Nye County commissioners approved at least nine housing developments in Pahrump from 2002-08, allowing more than 17,000 homes to be built.
Real estate agents, overwhelmed with clients, sold houses every day. Homes that today would list for $150,000 sold for $500,000.
“It was insane,” said Opatik, owner of Realty Executives.
From 2000-10, Pahrump’s population grew 48 percent to 36,441.
But Pahrump’s real estate market imploded after the economy crashed. Real estate there flatlined six to 12 months after it did in Las Vegas.
Many new projects, including Burson Ranch, got mothballed. Builders left town.
Today, only one subdivision is under construction. William Lyon Homes is building 14 houses in the Mountain Falls master-planned community.
Pahrump’s foreclosure rate is higher than both the state’s and other outlying towns’. About 0.19 percent of homeowners in Pahrump received a foreclosure-related filing in July, compared with 0.09 percent in Laughlin, 0.11 percent in Boulder City, 0.12 percent in Mesquite and 0.14 percent statewide, according to RealtyTrac. Many residents have abandoned their homes.
Still, the market is slowly turning.
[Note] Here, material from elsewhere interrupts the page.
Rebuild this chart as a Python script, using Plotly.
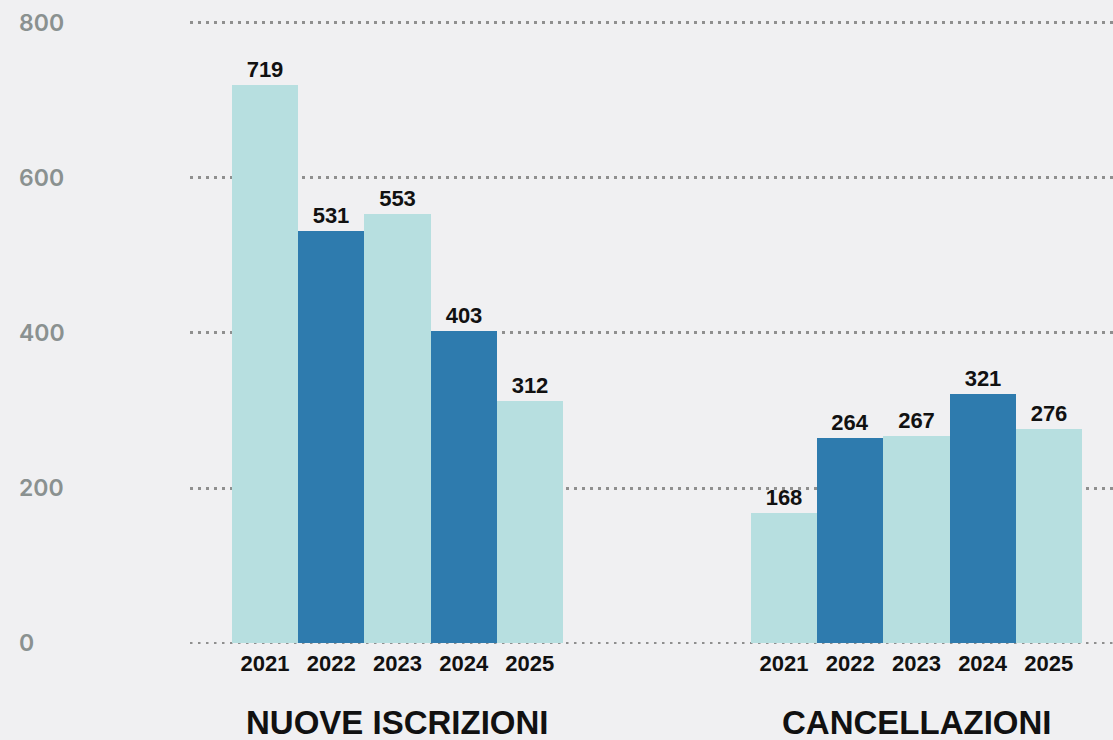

Opatik’s group sold about 40 homes last month, far more than in August 2012. Pahrump also has seen an influx of investors looking for deals after the housing market crashed, although rebounding prices now are causing them to taper back.
Additionally, Beazer officials recently visited Mountain Falls on a scouting trip. William Lyon sales agent Debbie Davis said they told her they were looking to restart construction at Burson Ranch.
William Lyon agents try to sell a house a week at Mountain Falls. Buyers include retirees, people who work from home and those who don’t mind commuting to Las Vegas.
“They’ve made this a lifestyle choice,” William Lyon Nevada Division President Mary Connelly said.